_Requirement:_
Reproduce each line of the material exactly, minus any picture.
-- start --
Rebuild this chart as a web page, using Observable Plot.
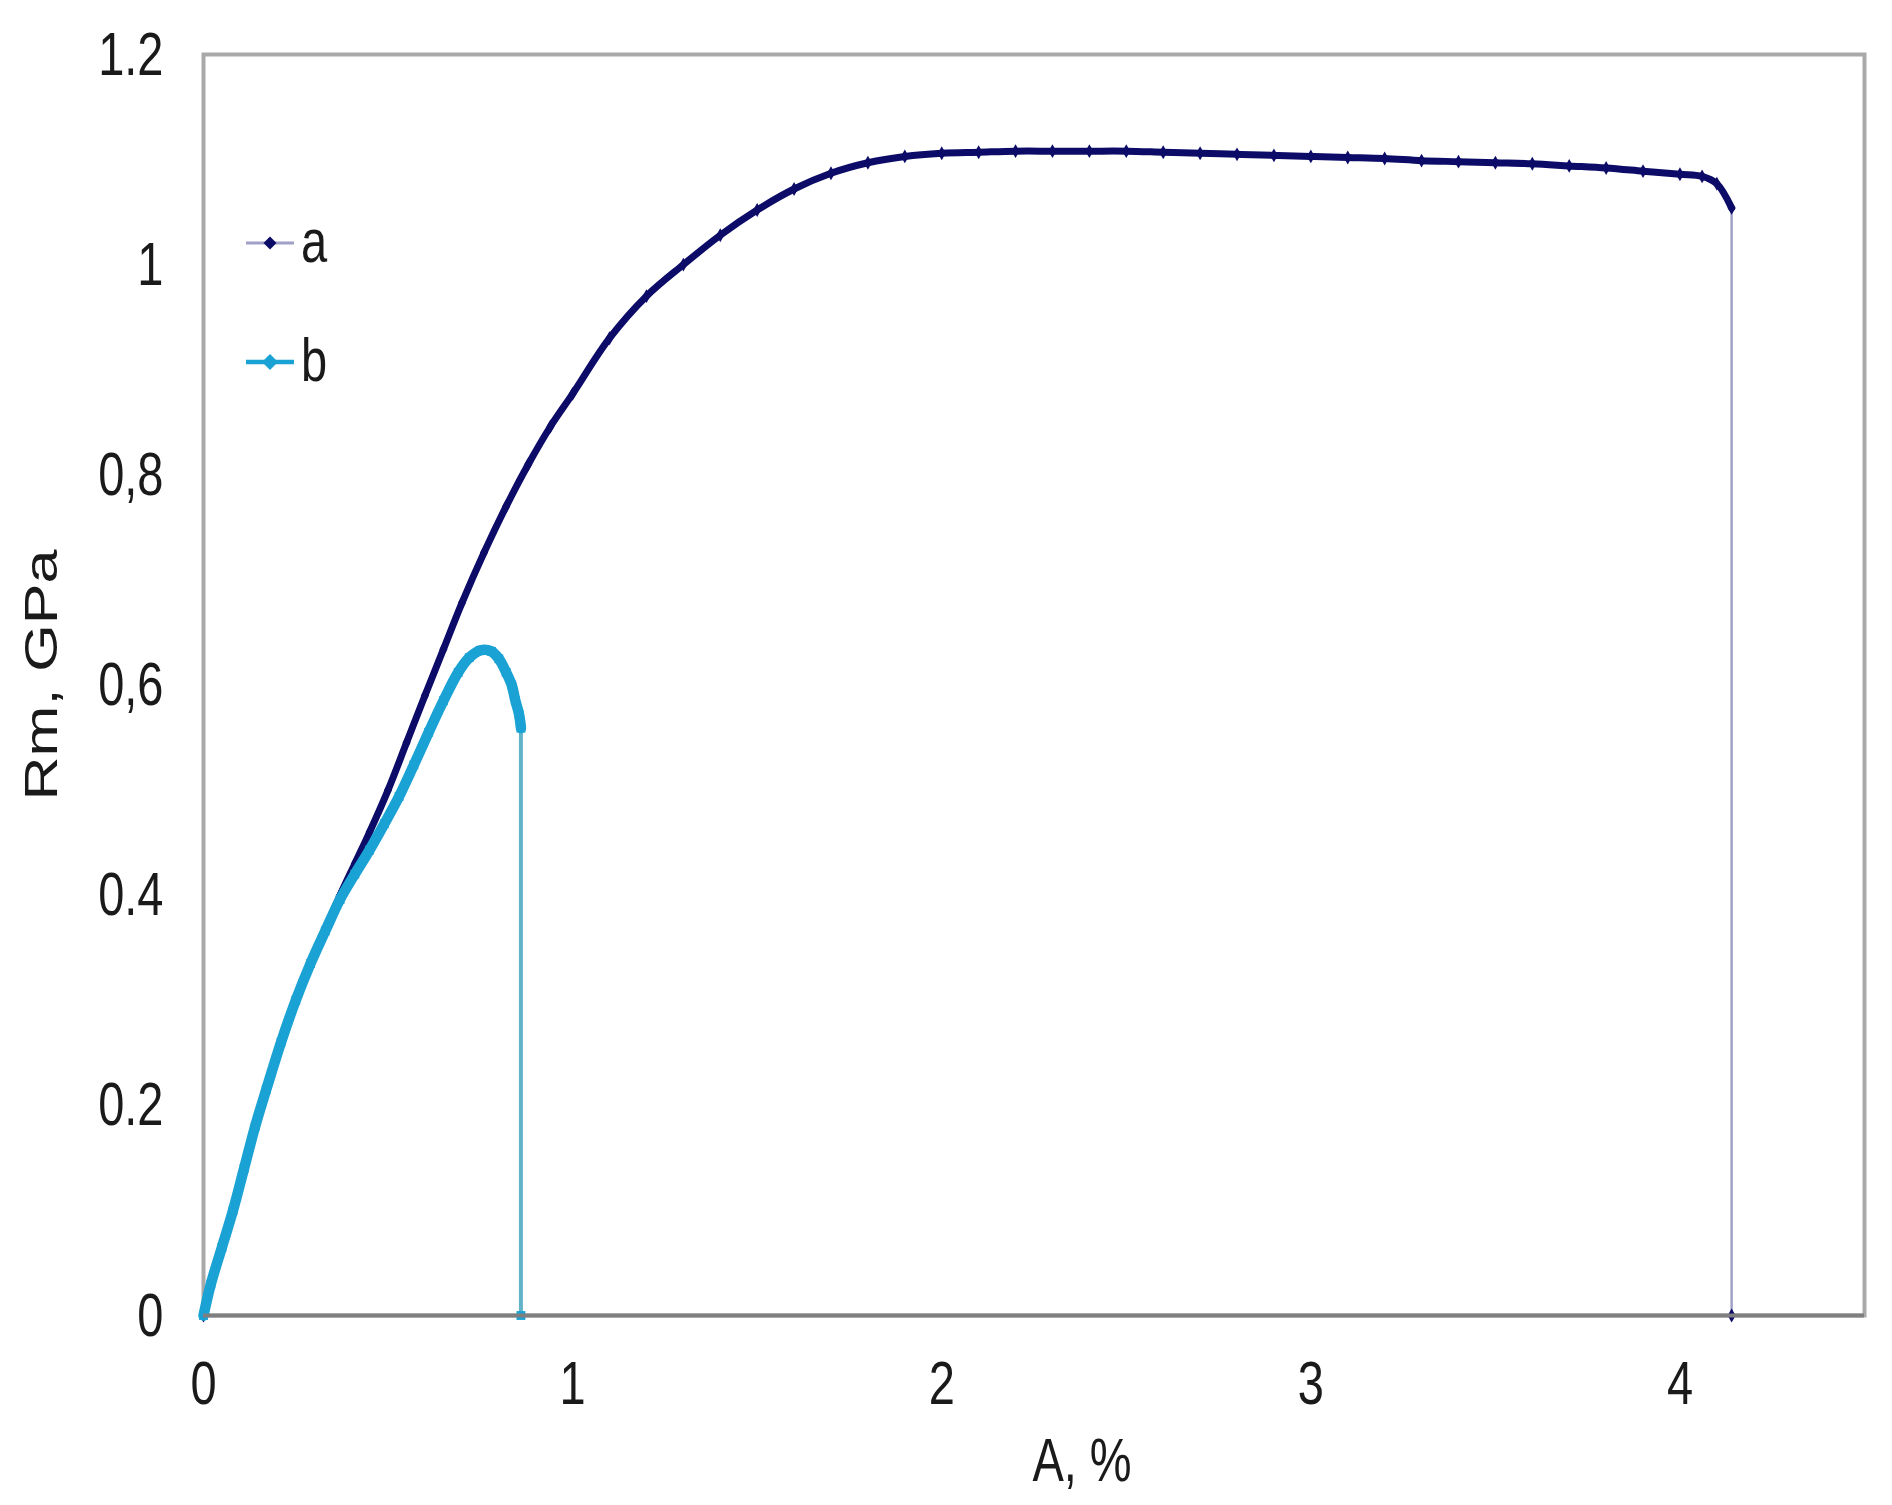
<!DOCTYPE html>
<html><head><meta charset="utf-8">
<script src="https://cdn.jsdelivr.net/npm/d3@7"></script>
<script src="https://cdn.jsdelivr.net/npm/@observablehq/plot@0.6"></script>
<style>
html,body{margin:0;padding:0;background:#fff;}
#chart{position:relative;width:1892px;height:1505px;}
#overlay{position:absolute;left:0;top:0;pointer-events:none;}
</style></head><body><div id="chart"></div>
<script>
// ---- data ----
const seriesNames = ["a", "b"];
const seriesColors = ["#0c0c68", "#1aa2d4"];
const dropColors = ["#a0a0c8", "#62b3c9"];

const aStrain = [0, 0.02, 0.05, 0.08, 0.11, 0.14, 0.17, 0.21, 0.25, 0.29, 0.33, 0.37, 0.41, 0.45, 0.50, 0.55, 0.60, 0.65, 0.70, 0.76, 0.82, 0.88, 0.94, 1.00, 1.10, 1.20, 1.30, 1.40, 1.50, 1.60, 1.70, 1.80, 1.90, 2.00, 2.10, 2.20, 2.30, 2.40, 2.50, 2.60, 2.70, 2.80, 2.90, 3.00, 3.10, 3.20, 3.30, 3.40, 3.50, 3.60, 3.70, 3.80, 3.90, 4.00, 4.06, 4.10, 4.14, 4.14];
const aStress = [0, 0.03, 0.065, 0.1, 0.14, 0.18, 0.215, 0.26, 0.3, 0.335, 0.368, 0.4, 0.43, 0.46, 0.5, 0.545, 0.59, 0.634, 0.678, 0.726, 0.77, 0.81, 0.846, 0.877, 0.93, 0.97, 1.0, 1.028, 1.052, 1.072, 1.087, 1.097, 1.103, 1.106, 1.107, 1.108, 1.108, 1.108, 1.108, 1.107, 1.106, 1.105, 1.104, 1.103, 1.102, 1.101, 1.099, 1.098, 1.097, 1.096, 1.094, 1.092, 1.089, 1.086, 1.084, 1.077, 1.054, 0];

const bStrain = [0, 0.02, 0.05, 0.08, 0.11, 0.14, 0.17, 0.21, 0.25, 0.29, 0.33, 0.37, 0.41, 0.45, 0.49, 0.53, 0.57, 0.61, 0.65, 0.69, 0.72, 0.75, 0.78, 0.80, 0.82, 0.835, 0.845, 0.855, 0.86, 0.86];
const bStress = [0, 0.03, 0.065, 0.1, 0.14, 0.18, 0.215, 0.26, 0.3, 0.335, 0.366, 0.396, 0.42, 0.443, 0.468, 0.494, 0.524, 0.555, 0.585, 0.612, 0.626, 0.633, 0.632, 0.625, 0.612, 0.60, 0.585, 0.572, 0.559, 0];

const xTicks = [0, 1, 2, 3, 4];
const yTicks = [0, 0.2, 0.4, 0.6, 0.8, 1, 1.2];
const yTickLabels = ["0", "0.2", "0.4", "0,6", "0,8", "1", "1.2"];
const xTitle = "A, %";
const yTitle = "Rm, GPa";

// ---- build ----
const STRETCH = 1.3;
const FONT = '"Liberation Sans", Arial, sans-serif';
const toRows = (xs, ys) => xs.map((x, i) => ({x, y: ys[i]}));
const a = toRows(aStrain, aStress);
const b = toRows(bStrain, bStress);
const aCurve = a.slice(0, -1), aDrop = a.slice(-2);
const bCurve = b.slice(0, -1), bDrop = b.slice(-2);

const svg = Plot.plot({
  width: 1892, height: 1505,
  marginLeft: 203, marginRight: 28, marginTop: 54, marginBottom: 190,
  style: {fontFamily: FONT, fontSize: "47px", color: "#1a1a1a", background: "#fff"},
  x: {domain: [0, 4.5], ticks: xTicks, tickFormat: d => String(d), tickSize: 0, tickPadding: 50, label: null},
  y: {domain: [0, 1.2], ticks: yTicks, tickFormat: d => yTickLabels[yTicks.indexOf(d)], tickSize: 0, tickPadding: 40, label: null},
  marks: [
    Plot.frame({stroke: "#a9a9a9", strokeWidth: 4}),
    Plot.line(aDrop, {x: "x", y: "y", stroke: dropColors[0], strokeWidth: 2.5}),
    Plot.line(aCurve, {x: "x", y: "y", stroke: seriesColors[0], strokeWidth: 7, curve: "catmull-rom"}),
    Plot.dot(a, {x: "x", y: "y", symbol: "diamond", r: 4.2, fill: seriesColors[0], stroke: "none"}),
    Plot.line(bDrop, {x: "x", y: "y", stroke: dropColors[1], strokeWidth: 4}),
    Plot.line(bCurve, {x: "x", y: "y", stroke: seriesColors[1], strokeWidth: 10.5, curve: "catmull-rom"}),
    Plot.dot(b, {x: "x", y: "y", symbol: "square", r: 5, fill: seriesColors[1], stroke: "none"}),
    Plot.ruleY([0], {stroke: "#7f7f7f", strokeWidth: 4})
  ]
});
const chart = document.getElementById("chart");
chart.appendChild(svg);

// stretch axis text vertically about its centre (reference text is tall)
svg.querySelectorAll("text").forEach(t => {
  const bb = t.getBBox();
  const cy = bb.y + bb.height / 2;
  const tr = t.getAttribute("transform") || "";
  t.setAttribute("transform", `${tr} translate(0,${cy}) scale(1,${STRETCH}) translate(0,${-cy})`);
});

// overlay: axis titles + legend
const ns = "http://www.w3.org/2000/svg";
const ov = document.createElementNS(ns, "svg");
ov.setAttribute("id", "overlay");
ov.setAttribute("width", 1892); ov.setAttribute("height", 1505);
ov.style.fontFamily = FONT; ov.style.fontSize = "47px";
function txt(s, tr, anchor) {
  const t = document.createElementNS(ns, "text");
  t.textContent = s; t.setAttribute("transform", tr);
  t.setAttribute("text-anchor", anchor); t.setAttribute("fill", "#1a1a1a");
  ov.appendChild(t); return t;
}
txt(xTitle, `translate(1082,1481) scale(1,${STRETCH})`, "middle");
txt(yTitle, `translate(57,675) rotate(-90) scale(${STRETCH},1)`, "middle");

const legendRows = [243, 362];
seriesNames.forEach((name, i) => {
  const y = legendRows[i];
  const l = document.createElementNS(ns, "line");
  l.setAttribute("x1", 246); l.setAttribute("x2", 294);
  l.setAttribute("y1", y); l.setAttribute("y2", y);
  l.setAttribute("stroke", i === 0 ? dropColors[0] : seriesColors[1]);
  l.setAttribute("stroke-width", i === 0 ? 3 : 4.5);
  ov.appendChild(l);
  const m = document.createElementNS(ns, "path");
  const s = i === 0 ? 6.5 : 8;
  m.setAttribute("d", `M${270},${y - s}L${270 + s},${y}L${270},${y + s}L${270 - s},${y}Z`);
  m.setAttribute("fill", seriesColors[i]);
  ov.appendChild(m);
  txt(name, `translate(301,${y + 19}) scale(1,${STRETCH})`, "start");
});
chart.appendChild(ov);
</script></body></html>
-- end --
_Exercise answer:_
Rebuild this chart as a web page, using Observable Plot.
<!DOCTYPE html>
<html><head><meta charset="utf-8">
<script src="https://cdn.jsdelivr.net/npm/d3@7"></script>
<script src="https://cdn.jsdelivr.net/npm/@observablehq/plot@0.6"></script>
<style>
html,body{margin:0;padding:0;background:#fff;}
#chart{position:relative;width:1892px;height:1505px;}
#overlay{position:absolute;left:0;top:0;pointer-events:none;}
</style></head><body><div id="chart"></div>
<script>
// ---- data ----
const seriesNames = ["a", "b"];
const seriesColors = ["#0c0c68", "#1aa2d4"];
const dropColors = ["#a0a0c8", "#62b3c9"];

const aStrain = [0, 0.02, 0.05, 0.08, 0.11, 0.14, 0.17, 0.21, 0.25, 0.29, 0.33, 0.37, 0.41, 0.45, 0.50, 0.55, 0.60, 0.65, 0.70, 0.76, 0.82, 0.88, 0.94, 1.00, 1.10, 1.20, 1.30, 1.40, 1.50, 1.60, 1.70, 1.80, 1.90, 2.00, 2.10, 2.20, 2.30, 2.40, 2.50, 2.60, 2.70, 2.80, 2.90, 3.00, 3.10, 3.20, 3.30, 3.40, 3.50, 3.60, 3.70, 3.80, 3.90, 4.00, 4.06, 4.10, 4.14, 4.14];
const aStress = [0, 0.03, 0.065, 0.1, 0.14, 0.18, 0.215, 0.26, 0.3, 0.335, 0.368, 0.4, 0.43, 0.46, 0.5, 0.545, 0.59, 0.634, 0.678, 0.726, 0.77, 0.81, 0.846, 0.877, 0.93, 0.97, 1.0, 1.028, 1.052, 1.072, 1.087, 1.097, 1.103, 1.106, 1.107, 1.108, 1.108, 1.108, 1.108, 1.107, 1.106, 1.105, 1.104, 1.103, 1.102, 1.101, 1.099, 1.098, 1.097, 1.096, 1.094, 1.092, 1.089, 1.086, 1.084, 1.077, 1.054, 0];

const bStrain = [0, 0.02, 0.05, 0.08, 0.11, 0.14, 0.17, 0.21, 0.25, 0.29, 0.33, 0.37, 0.41, 0.45, 0.49, 0.53, 0.57, 0.61, 0.65, 0.69, 0.72, 0.75, 0.78, 0.80, 0.82, 0.835, 0.845, 0.855, 0.86, 0.86];
const bStress = [0, 0.03, 0.065, 0.1, 0.14, 0.18, 0.215, 0.26, 0.3, 0.335, 0.366, 0.396, 0.42, 0.443, 0.468, 0.494, 0.524, 0.555, 0.585, 0.612, 0.626, 0.633, 0.632, 0.625, 0.612, 0.60, 0.585, 0.572, 0.559, 0];

const xTicks = [0, 1, 2, 3, 4];
const yTicks = [0, 0.2, 0.4, 0.6, 0.8, 1, 1.2];
const yTickLabels = ["0", "0.2", "0.4", "0,6", "0,8", "1", "1.2"];
const xTitle = "A, %";
const yTitle = "Rm, GPa";

// ---- build ----
const STRETCH = 1.3;
const FONT = '"Liberation Sans", Arial, sans-serif';
const toRows = (xs, ys) => xs.map((x, i) => ({x, y: ys[i]}));
const a = toRows(aStrain, aStress);
const b = toRows(bStrain, bStress);
const aCurve = a.slice(0, -1), aDrop = a.slice(-2);
const bCurve = b.slice(0, -1), bDrop = b.slice(-2);

const svg = Plot.plot({
  width: 1892, height: 1505,
  marginLeft: 203, marginRight: 28, marginTop: 54, marginBottom: 190,
  style: {fontFamily: FONT, fontSize: "47px", color: "#1a1a1a", background: "#fff"},
  x: {domain: [0, 4.5], ticks: xTicks, tickFormat: d => String(d), tickSize: 0, tickPadding: 50, label: null},
  y: {domain: [0, 1.2], ticks: yTicks, tickFormat: d => yTickLabels[yTicks.indexOf(d)], tickSize: 0, tickPadding: 40, label: null},
  marks: [
    Plot.frame({stroke: "#a9a9a9", strokeWidth: 4}),
    Plot.line(aDrop, {x: "x", y: "y", stroke: dropColors[0], strokeWidth: 2.5}),
    Plot.line(aCurve, {x: "x", y: "y", stroke: seriesColors[0], strokeWidth: 7, curve: "catmull-rom"}),
    Plot.dot(a, {x: "x", y: "y", symbol: "diamond", r: 4.2, fill: seriesColors[0], stroke: "none"}),
    Plot.line(bDrop, {x: "x", y: "y", stroke: dropColors[1], strokeWidth: 4}),
    Plot.line(bCurve, {x: "x", y: "y", stroke: seriesColors[1], strokeWidth: 10.5, curve: "catmull-rom"}),
    Plot.dot(b, {x: "x", y: "y", symbol: "square", r: 5, fill: seriesColors[1], stroke: "none"}),
    Plot.ruleY([0], {stroke: "#7f7f7f", strokeWidth: 4})
  ]
});
const chart = document.getElementById("chart");
chart.appendChild(svg);

// stretch axis text vertically about its centre (reference text is tall)
svg.querySelectorAll("text").forEach(t => {
  const bb = t.getBBox();
  const cy = bb.y + bb.height / 2;
  const tr = t.getAttribute("transform") || "";
  t.setAttribute("transform", `${tr} translate(0,${cy}) scale(1,${STRETCH}) translate(0,${-cy})`);
});

// overlay: axis titles + legend
const ns = "http://www.w3.org/2000/svg";
const ov = document.createElementNS(ns, "svg");
ov.setAttribute("id", "overlay");
ov.setAttribute("width", 1892); ov.setAttribute("height", 1505);
ov.style.fontFamily = FONT; ov.style.fontSize = "47px";
function txt(s, tr, anchor) {
  const t = document.createElementNS(ns, "text");
  t.textContent = s; t.setAttribute("transform", tr);
  t.setAttribute("text-anchor", anchor); t.setAttribute("fill", "#1a1a1a");
  ov.appendChild(t); return t;
}
txt(xTitle, `translate(1082,1481) scale(1,${STRETCH})`, "middle");
txt(yTitle, `translate(57,675) rotate(-90) scale(${STRETCH},1)`, "middle");

const legendRows = [243, 362];
seriesNames.forEach((name, i) => {
  const y = legendRows[i];
  const l = document.createElementNS(ns, "line");
  l.setAttribute("x1", 246); l.setAttribute("x2", 294);
  l.setAttribute("y1", y); l.setAttribute("y2", y);
  l.setAttribute("stroke", i === 0 ? dropColors[0] : seriesColors[1]);
  l.setAttribute("stroke-width", i === 0 ? 3 : 4.5);
  ov.appendChild(l);
  const m = document.createElementNS(ns, "path");
  const s = i === 0 ? 6.5 : 8;
  m.setAttribute("d", `M${270},${y - s}L${270 + s},${y}L${270},${y + s}L${270 - s},${y}Z`);
  m.setAttribute("fill", seriesColors[i]);
  ov.appendChild(m);
  txt(name, `translate(301,${y + 19}) scale(1,${STRETCH})`, "start");
});
chart.appendChild(ov);
</script></body></html>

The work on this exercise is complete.